投資家にとって取引可能な仮想通貨は実に様々である。安全性を重視するのであれば金融当局から認可の下りた投資機会に限定をする、というのはベストプラクティスにはなってくる。

ビットコイン(Bitcoin)は言わずと知れた仮想通貨の代表格であり、非中央集権ネットワークの中での仮想通貨の広がりの端緒となったものである。

イーサリアム(Ethereum)は、時価総額でいうなれば、仮想通貨では二番手である。非中央集権ソフトウェアプラットフォームにより、スマートコントラクトなどを実現する。イーサリアムの価値は世界のどこからでもアクセスできる金融商品を作り出す可能性にあると言ってもいい。

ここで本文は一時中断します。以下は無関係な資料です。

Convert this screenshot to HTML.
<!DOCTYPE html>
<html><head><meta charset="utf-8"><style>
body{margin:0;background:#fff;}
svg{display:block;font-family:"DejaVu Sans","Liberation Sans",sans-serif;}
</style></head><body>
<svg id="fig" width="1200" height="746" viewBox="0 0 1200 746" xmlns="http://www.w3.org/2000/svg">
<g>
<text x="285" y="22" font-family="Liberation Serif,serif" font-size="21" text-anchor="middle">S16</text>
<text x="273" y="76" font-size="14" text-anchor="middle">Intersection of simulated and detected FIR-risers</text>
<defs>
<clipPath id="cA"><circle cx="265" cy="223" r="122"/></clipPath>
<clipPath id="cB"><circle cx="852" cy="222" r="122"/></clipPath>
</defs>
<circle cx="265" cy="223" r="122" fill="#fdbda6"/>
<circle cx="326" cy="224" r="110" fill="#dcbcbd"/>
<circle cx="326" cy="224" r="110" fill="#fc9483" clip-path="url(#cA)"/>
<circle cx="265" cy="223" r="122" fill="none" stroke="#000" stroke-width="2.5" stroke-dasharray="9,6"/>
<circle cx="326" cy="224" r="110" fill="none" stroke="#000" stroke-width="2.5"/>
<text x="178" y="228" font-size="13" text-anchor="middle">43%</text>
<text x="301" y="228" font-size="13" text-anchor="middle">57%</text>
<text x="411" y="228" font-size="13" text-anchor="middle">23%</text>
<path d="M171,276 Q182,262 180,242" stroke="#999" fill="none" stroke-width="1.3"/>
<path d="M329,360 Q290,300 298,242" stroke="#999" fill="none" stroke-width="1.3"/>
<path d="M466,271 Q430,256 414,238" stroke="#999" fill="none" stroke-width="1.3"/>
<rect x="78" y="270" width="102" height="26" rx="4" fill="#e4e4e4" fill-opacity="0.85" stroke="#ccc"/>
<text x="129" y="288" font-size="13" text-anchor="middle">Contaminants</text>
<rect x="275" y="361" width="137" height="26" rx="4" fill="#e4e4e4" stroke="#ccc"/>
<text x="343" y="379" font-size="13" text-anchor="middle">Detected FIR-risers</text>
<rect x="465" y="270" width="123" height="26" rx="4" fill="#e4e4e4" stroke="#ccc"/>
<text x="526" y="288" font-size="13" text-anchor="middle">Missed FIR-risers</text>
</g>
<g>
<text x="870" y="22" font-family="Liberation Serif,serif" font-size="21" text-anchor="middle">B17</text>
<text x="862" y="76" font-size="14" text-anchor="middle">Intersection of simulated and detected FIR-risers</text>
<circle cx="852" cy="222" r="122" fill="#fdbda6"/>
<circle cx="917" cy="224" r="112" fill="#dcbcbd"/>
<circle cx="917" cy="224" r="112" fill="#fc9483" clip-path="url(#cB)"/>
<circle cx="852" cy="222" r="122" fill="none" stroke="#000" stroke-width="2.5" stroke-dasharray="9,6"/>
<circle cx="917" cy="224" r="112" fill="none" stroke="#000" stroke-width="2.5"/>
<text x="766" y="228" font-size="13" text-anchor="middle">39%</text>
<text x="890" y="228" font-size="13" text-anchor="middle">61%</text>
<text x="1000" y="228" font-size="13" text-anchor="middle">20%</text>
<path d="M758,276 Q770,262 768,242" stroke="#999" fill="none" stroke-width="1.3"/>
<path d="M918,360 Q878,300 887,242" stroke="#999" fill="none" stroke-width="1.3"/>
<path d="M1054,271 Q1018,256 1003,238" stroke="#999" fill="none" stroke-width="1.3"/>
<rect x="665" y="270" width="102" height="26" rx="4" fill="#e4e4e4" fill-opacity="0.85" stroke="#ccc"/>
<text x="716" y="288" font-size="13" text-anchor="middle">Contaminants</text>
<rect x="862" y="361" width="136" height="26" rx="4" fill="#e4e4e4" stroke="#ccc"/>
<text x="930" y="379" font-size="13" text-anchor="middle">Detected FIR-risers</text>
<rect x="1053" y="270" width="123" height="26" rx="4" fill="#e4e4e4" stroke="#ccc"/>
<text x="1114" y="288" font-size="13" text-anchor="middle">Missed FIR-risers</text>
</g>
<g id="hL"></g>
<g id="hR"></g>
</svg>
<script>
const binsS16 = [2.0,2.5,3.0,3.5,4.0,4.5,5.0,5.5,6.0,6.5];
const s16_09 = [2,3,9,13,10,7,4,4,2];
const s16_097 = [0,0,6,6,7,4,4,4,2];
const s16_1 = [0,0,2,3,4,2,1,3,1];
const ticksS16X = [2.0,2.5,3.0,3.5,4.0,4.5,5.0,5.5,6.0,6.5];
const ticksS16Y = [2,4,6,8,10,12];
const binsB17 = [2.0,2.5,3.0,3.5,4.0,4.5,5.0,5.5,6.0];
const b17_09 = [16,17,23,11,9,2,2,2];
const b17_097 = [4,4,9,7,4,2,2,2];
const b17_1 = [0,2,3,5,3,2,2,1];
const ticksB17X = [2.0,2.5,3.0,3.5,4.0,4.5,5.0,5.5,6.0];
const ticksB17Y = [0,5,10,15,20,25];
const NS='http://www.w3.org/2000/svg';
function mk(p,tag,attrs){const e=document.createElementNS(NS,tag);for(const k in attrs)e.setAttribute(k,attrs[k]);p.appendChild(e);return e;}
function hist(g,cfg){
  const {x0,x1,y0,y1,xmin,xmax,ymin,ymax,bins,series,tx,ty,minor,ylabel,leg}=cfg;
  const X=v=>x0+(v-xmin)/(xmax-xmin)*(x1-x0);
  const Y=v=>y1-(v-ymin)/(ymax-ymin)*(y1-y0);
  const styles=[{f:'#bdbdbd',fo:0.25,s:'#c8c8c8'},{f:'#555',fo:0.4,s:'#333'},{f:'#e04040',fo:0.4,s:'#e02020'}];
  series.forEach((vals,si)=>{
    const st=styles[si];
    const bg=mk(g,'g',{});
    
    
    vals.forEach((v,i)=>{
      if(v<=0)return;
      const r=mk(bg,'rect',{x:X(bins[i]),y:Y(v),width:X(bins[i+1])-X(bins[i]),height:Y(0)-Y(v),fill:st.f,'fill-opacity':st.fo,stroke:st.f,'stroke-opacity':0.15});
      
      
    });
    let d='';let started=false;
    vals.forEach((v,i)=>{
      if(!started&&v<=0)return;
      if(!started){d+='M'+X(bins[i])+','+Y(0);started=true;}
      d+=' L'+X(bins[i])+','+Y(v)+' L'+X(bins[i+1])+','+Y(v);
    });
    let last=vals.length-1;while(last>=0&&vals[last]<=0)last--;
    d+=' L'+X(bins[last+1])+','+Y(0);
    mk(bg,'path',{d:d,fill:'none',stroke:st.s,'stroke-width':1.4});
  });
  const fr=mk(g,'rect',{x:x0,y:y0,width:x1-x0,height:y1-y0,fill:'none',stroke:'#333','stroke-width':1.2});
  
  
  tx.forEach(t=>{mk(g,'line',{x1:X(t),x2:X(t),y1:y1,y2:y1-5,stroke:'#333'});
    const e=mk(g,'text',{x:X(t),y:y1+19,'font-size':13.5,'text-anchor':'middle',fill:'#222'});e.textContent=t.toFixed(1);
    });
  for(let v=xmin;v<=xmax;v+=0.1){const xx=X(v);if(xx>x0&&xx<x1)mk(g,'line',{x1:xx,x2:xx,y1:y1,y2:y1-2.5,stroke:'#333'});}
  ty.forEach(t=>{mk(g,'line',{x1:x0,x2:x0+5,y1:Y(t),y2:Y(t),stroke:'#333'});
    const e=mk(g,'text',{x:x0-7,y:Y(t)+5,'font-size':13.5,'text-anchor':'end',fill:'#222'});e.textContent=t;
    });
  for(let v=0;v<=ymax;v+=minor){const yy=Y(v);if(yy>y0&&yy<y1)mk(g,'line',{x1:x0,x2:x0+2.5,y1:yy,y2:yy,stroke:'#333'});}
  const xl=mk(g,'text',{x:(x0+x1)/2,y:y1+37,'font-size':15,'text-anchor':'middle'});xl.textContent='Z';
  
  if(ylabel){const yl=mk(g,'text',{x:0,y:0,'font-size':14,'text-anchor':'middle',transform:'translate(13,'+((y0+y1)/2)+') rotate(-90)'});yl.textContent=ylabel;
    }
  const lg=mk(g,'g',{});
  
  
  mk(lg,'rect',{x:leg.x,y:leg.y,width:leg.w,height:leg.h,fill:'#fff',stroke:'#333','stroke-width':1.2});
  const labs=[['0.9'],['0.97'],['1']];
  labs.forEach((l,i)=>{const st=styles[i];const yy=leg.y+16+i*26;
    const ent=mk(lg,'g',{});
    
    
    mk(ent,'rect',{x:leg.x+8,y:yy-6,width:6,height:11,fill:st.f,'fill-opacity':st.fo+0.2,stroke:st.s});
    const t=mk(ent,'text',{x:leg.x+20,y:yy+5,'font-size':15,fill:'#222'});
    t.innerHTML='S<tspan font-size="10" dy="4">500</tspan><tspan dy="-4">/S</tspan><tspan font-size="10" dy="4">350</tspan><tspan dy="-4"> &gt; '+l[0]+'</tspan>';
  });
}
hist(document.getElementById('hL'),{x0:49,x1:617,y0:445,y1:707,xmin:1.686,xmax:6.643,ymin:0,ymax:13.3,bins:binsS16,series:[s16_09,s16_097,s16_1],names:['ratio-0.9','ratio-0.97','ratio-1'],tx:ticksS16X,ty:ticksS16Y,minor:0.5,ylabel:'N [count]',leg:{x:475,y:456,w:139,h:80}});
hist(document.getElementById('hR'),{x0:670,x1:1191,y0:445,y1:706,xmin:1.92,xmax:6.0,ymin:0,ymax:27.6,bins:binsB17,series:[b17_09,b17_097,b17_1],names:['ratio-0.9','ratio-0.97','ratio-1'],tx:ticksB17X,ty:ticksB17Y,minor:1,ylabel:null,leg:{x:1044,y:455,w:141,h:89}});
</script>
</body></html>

カルダノ(Cardano)は、イーサリアムキラーとも呼ばれ、より堅固なブロックチェーンを持つとも言われる。他の仮想通貨に比べてエネルギー消費が少ない点もしばしば指摘される。

仮想通貨を知る

そもそも仮想通貨に“投資”をするのであれば、何の目的があってそうするのだろうか。インフレに対するヘッジ?株式市場との相関の低さによる分散効果?もちろんリターンという面も捨てがたいが、仮想通貨にはオランダのチューリップバブルのような要素があることは忘れてはならない。

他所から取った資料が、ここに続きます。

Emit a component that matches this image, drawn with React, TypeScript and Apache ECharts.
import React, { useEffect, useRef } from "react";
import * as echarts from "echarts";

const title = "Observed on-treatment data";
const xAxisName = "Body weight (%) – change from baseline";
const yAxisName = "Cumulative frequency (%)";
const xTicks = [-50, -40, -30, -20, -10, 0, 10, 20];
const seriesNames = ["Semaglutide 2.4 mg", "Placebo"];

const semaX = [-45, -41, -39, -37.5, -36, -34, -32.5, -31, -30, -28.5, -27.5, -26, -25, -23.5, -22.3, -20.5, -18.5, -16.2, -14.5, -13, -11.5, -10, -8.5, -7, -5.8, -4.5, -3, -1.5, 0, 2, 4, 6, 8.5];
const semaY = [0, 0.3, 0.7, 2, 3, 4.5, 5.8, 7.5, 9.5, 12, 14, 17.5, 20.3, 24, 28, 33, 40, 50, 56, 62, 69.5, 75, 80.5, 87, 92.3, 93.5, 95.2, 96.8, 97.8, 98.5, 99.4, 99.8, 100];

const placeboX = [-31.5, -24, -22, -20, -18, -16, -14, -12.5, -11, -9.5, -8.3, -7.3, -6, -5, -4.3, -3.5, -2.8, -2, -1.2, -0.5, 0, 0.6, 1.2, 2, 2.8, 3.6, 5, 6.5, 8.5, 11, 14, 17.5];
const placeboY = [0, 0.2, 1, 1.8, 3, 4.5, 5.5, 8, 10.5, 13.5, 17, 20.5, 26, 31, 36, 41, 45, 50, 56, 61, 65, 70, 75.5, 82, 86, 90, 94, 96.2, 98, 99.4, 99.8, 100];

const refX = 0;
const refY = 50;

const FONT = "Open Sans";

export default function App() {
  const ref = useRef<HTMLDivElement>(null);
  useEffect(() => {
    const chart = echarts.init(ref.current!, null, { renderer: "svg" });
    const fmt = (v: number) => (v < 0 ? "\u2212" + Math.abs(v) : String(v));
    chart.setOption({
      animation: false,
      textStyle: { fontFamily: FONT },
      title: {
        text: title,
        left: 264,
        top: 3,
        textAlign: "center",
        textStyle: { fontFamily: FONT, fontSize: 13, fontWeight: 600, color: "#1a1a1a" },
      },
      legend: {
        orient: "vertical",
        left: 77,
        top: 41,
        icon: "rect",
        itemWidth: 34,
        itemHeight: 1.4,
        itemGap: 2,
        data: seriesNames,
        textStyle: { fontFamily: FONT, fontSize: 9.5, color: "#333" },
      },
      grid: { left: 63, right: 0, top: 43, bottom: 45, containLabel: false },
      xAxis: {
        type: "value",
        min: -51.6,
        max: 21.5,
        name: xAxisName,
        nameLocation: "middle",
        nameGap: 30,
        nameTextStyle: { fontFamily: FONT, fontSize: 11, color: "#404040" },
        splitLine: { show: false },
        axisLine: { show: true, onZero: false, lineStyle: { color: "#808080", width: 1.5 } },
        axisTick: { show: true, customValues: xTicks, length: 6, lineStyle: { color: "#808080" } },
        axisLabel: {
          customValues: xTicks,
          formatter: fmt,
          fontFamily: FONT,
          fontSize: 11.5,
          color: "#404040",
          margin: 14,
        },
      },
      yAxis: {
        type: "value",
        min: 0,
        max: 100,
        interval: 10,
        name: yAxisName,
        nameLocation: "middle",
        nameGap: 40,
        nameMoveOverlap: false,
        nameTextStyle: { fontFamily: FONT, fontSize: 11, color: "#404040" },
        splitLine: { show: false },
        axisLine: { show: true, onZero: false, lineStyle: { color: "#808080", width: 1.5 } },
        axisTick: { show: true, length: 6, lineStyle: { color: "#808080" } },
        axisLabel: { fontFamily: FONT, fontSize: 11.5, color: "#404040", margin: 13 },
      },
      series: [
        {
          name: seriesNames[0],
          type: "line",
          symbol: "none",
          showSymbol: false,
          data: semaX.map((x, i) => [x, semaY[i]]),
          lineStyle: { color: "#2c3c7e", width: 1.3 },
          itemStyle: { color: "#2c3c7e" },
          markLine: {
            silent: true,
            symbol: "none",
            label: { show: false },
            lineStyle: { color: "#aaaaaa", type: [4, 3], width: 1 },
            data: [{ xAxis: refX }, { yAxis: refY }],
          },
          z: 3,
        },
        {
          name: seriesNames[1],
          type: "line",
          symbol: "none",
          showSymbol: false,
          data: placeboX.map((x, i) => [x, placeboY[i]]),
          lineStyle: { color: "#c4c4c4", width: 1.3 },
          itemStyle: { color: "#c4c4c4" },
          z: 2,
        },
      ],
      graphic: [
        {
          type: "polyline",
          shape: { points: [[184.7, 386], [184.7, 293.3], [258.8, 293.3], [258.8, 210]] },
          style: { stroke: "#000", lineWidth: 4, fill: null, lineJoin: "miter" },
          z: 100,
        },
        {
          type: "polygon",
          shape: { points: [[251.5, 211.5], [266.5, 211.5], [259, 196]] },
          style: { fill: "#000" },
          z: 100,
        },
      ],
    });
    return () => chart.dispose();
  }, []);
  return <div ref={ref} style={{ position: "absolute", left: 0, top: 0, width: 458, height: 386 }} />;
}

仮想通貨に関する知識にはジェネレーションギャップがあるともされる。若くして仮想通貨に触れた世代はデジタルの世界に慣れ、そして当たり前になっているし、逆に後から参入した年長者はその技術を理解するのに苦労する。仮に仮想通貨のエキスパートとなれたならば、こうした世代ギャップを家族の中で埋める役割を担うこともできる、と考えられる。

仮想通貨の取引方法

証券投資の世界もそうであるが、仮想通貨には独特のリスクと規制上の取り扱いが存在するため、注意が必要である。

以下のことについて考えていることは有益だろう。

  1. 仮想通貨投資を行うにあたっての投資家要件があるかを確認する
  2. プラットフォームにおける仮想通貨の取引方法を知る
  3. ビットコイン先物に基づくETFなど、規制当局の認可のあるもののみを選択する
  4. 他の資産同様、仮想通貨投資もリバランスをする
  5. 仮想通貨関連の税務申告を正しく行い、必要に応じて税務アドバイザーに相談する

仮想通貨に乗り遅れたと思うか

確かに仮想通貨の価値の軌跡にはいずれかの時点で“上昇”が存在する。しかも場合によっては途方もないリターンをもたらしているケースまである。

このことは後から見れば“乗り遅れた”になるかもしれない。しかしよく考えてみてもらいたい。

あなたは、未開拓で法律も整っていないような土地を買って開発するタイプの投資家なのだろうか。

あるいは

あなたは、市場での取引のエビデンスでもって資産としてのリスクリターンのプロファイルを見極め、ポートフォリオに組み入れるタイプの投資家なのだろうか。

株式投資も同じであるが、過去もあれば未来も当然ながらある。勝者は語り、敗者は無言、ということも多い。

過去と未来が同じであるとは限らない。

あなたが見ている仮想通貨の姿も数年前と今とでは大きく異なっている、そして異なった姿を見た時、異なった見方ができるようになるのである。

投資家として、投資対象として見出せるようになったのであればそのときに投資を検討すればよい、というだけの話である。